» **PROBLEM STATEMENT**
Copy out every line exactly, passing over the pictures.
***** SOURCE MATERIAL *****
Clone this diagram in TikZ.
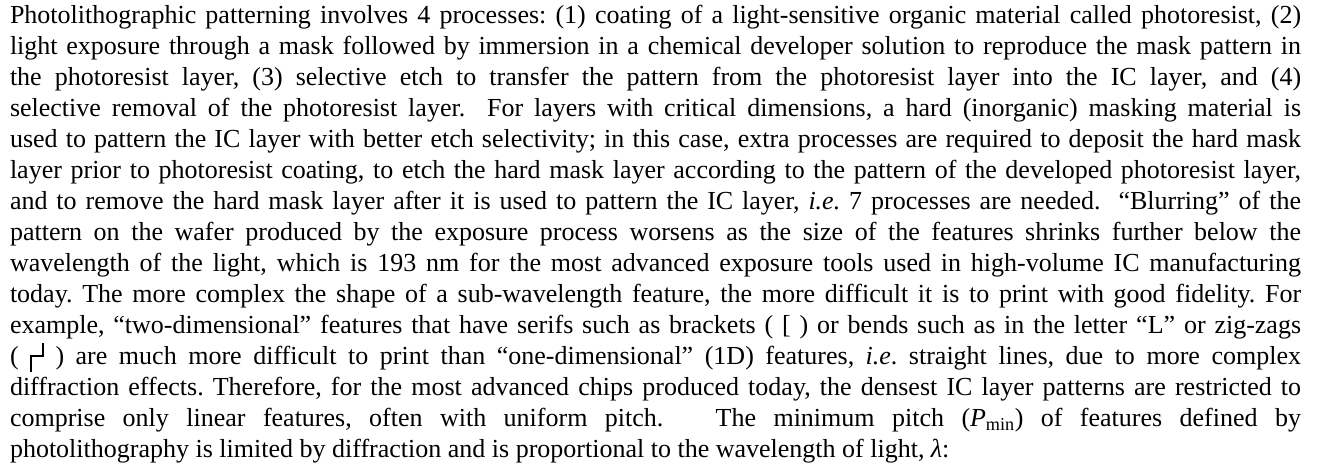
\documentclass[tikz,border=0pt]{standalone}
\usepackage{fontspec}
\setmainfont{Liberation Serif}
\newcommand{\zigzagglyph}{\hbox{\rule[-0.27em]{0.08em}{0.645em}\rule[0.295em]{0.37em}{0.08em}\rule[0.295em]{0.08em}{0.57em}}}
\newcommand{\jline}[1]{\makebox[1291bp][s]{#1}}
\tikzset{
  txt/.style={anchor=base west, inner sep=0pt, outer sep=0pt, font=\fontsize{26bp}{31bp}\selectfont\frenchspacing},
}
\begin{document}
\begin{tikzpicture}[x=1bp,y=1bp]
\useasboundingbox (0,0) rectangle (1319,467);
\fill[white] (0,0) rectangle (1319,467);
\node[txt] (l1) at (10,443) {\jline{Photolithographic patterning involves 4 processes: (1) coating of a light-sensitive organic material called photoresist, (2)}};
\node[txt] (l2) at (10,412) {\jline{light exposure through a mask followed by immersion in a chemical developer solution to reproduce the mask pattern in}};
\node[txt] (l3) at (10,381) {\jline{the photoresist layer, (3) selective etch to transfer the pattern from the photoresist layer into the IC layer, and (4)}};
\node[txt] (l4) at (10,350) {\jline{selective removal of the photoresist layer.\ \ For layers with critical dimensions, a hard (inorganic) masking material is}};
\node[txt] (l5) at (10,319) {\jline{used to pattern the IC layer with better etch selectivity; in this case, extra processes are required to deposit the hard mask}};
\node[txt] (l6) at (10,288) {\jline{layer prior to photoresist coating, to etch the hard mask layer according to the pattern of the developed photoresist layer,}};
\node[txt] (l7) at (10,257) {\jline{and to remove the hard mask layer after it is used to pattern the IC layer, \textit{i.e.} 7 processes are needed.\ \ “Blurring” of the}};
\node[txt] (l8) at (10,226) {\jline{pattern on the wafer produced by the exposure process worsens as the size of the features shrinks further below the}};
\node[txt] (l9) at (10,195) {\jline{wavelength of the light, which is 193 nm for the most advanced exposure tools used in high-volume IC manufacturing}};
\node[txt] (l10) at (10,164) {\jline{today. The more complex the shape of a sub-wavelength feature, the more difficult it is to print with good fidelity. For}};
\node[txt] (l11) at (10,133) {\jline{example, “two-dimensional” features that have serifs such as brackets ( [ ) or bends such as in the letter “L” or zig-zags}};
\node[txt] (l12) at (10,102) {\jline{( \zigzagglyph\ ) are much more difficult to print than “one-dimensional” (1D) features, \textit{i.e}. straight lines, due to more complex}};
\node[txt] (l13) at (10,71) {\jline{diffraction effects. Therefore, for the most advanced chips produced today, the densest IC layer patterns are restricted to}};
\node[txt] (l14) at (10,40) {\jline{comprise only linear features, often with uniform pitch.\ \ \ The minimum pitch (\textit{P}\textsubscript{min}) of features defined by}};
\node[txt] (l15) at (10,9) {photolithography is limited by diffraction and is proportional to the wavelength of light, \textit{λ}:};
\end{tikzpicture}
\end{document}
*****
» **ANSWER BELOW**
Clone this diagram in TikZ.
\documentclass[tikz,border=0pt]{standalone}
\usepackage{fontspec}
\setmainfont{Liberation Serif}
\newcommand{\zigzagglyph}{\hbox{\rule[-0.27em]{0.08em}{0.645em}\rule[0.295em]{0.37em}{0.08em}\rule[0.295em]{0.08em}{0.57em}}}
\newcommand{\jline}[1]{\makebox[1291bp][s]{#1}}
\tikzset{
  txt/.style={anchor=base west, inner sep=0pt, outer sep=0pt, font=\fontsize{26bp}{31bp}\selectfont\frenchspacing},
}
\begin{document}
\begin{tikzpicture}[x=1bp,y=1bp]
\useasboundingbox (0,0) rectangle (1319,467);
\fill[white] (0,0) rectangle (1319,467);
\node[txt] (l1) at (10,443) {\jline{Photolithographic patterning involves 4 processes: (1) coating of a light-sensitive organic material called photoresist, (2)}};
\node[txt] (l2) at (10,412) {\jline{light exposure through a mask followed by immersion in a chemical developer solution to reproduce the mask pattern in}};
\node[txt] (l3) at (10,381) {\jline{the photoresist layer, (3) selective etch to transfer the pattern from the photoresist layer into the IC layer, and (4)}};
\node[txt] (l4) at (10,350) {\jline{selective removal of the photoresist layer.\ \ For layers with critical dimensions, a hard (inorganic) masking material is}};
\node[txt] (l5) at (10,319) {\jline{used to pattern the IC layer with better etch selectivity; in this case, extra processes are required to deposit the hard mask}};
\node[txt] (l6) at (10,288) {\jline{layer prior to photoresist coating, to etch the hard mask layer according to the pattern of the developed photoresist layer,}};
\node[txt] (l7) at (10,257) {\jline{and to remove the hard mask layer after it is used to pattern the IC layer, \textit{i.e.} 7 processes are needed.\ \ “Blurring” of the}};
\node[txt] (l8) at (10,226) {\jline{pattern on the wafer produced by the exposure process worsens as the size of the features shrinks further below the}};
\node[txt] (l9) at (10,195) {\jline{wavelength of the light, which is 193 nm for the most advanced exposure tools used in high-volume IC manufacturing}};
\node[txt] (l10) at (10,164) {\jline{today. The more complex the shape of a sub-wavelength feature, the more difficult it is to print with good fidelity. For}};
\node[txt] (l11) at (10,133) {\jline{example, “two-dimensional” features that have serifs such as brackets ( [ ) or bends such as in the letter “L” or zig-zags}};
\node[txt] (l12) at (10,102) {\jline{( \zigzagglyph\ ) are much more difficult to print than “one-dimensional” (1D) features, \textit{i.e}. straight lines, due to more complex}};
\node[txt] (l13) at (10,71) {\jline{diffraction effects. Therefore, for the most advanced chips produced today, the densest IC layer patterns are restricted to}};
\node[txt] (l14) at (10,40) {\jline{comprise only linear features, often with uniform pitch.\ \ \ The minimum pitch (\textit{P}\textsubscript{min}) of features defined by}};
\node[txt] (l15) at (10,9) {photolithography is limited by diffraction and is proportional to the wavelength of light, \textit{λ}:};
\end{tikzpicture}
\end{document}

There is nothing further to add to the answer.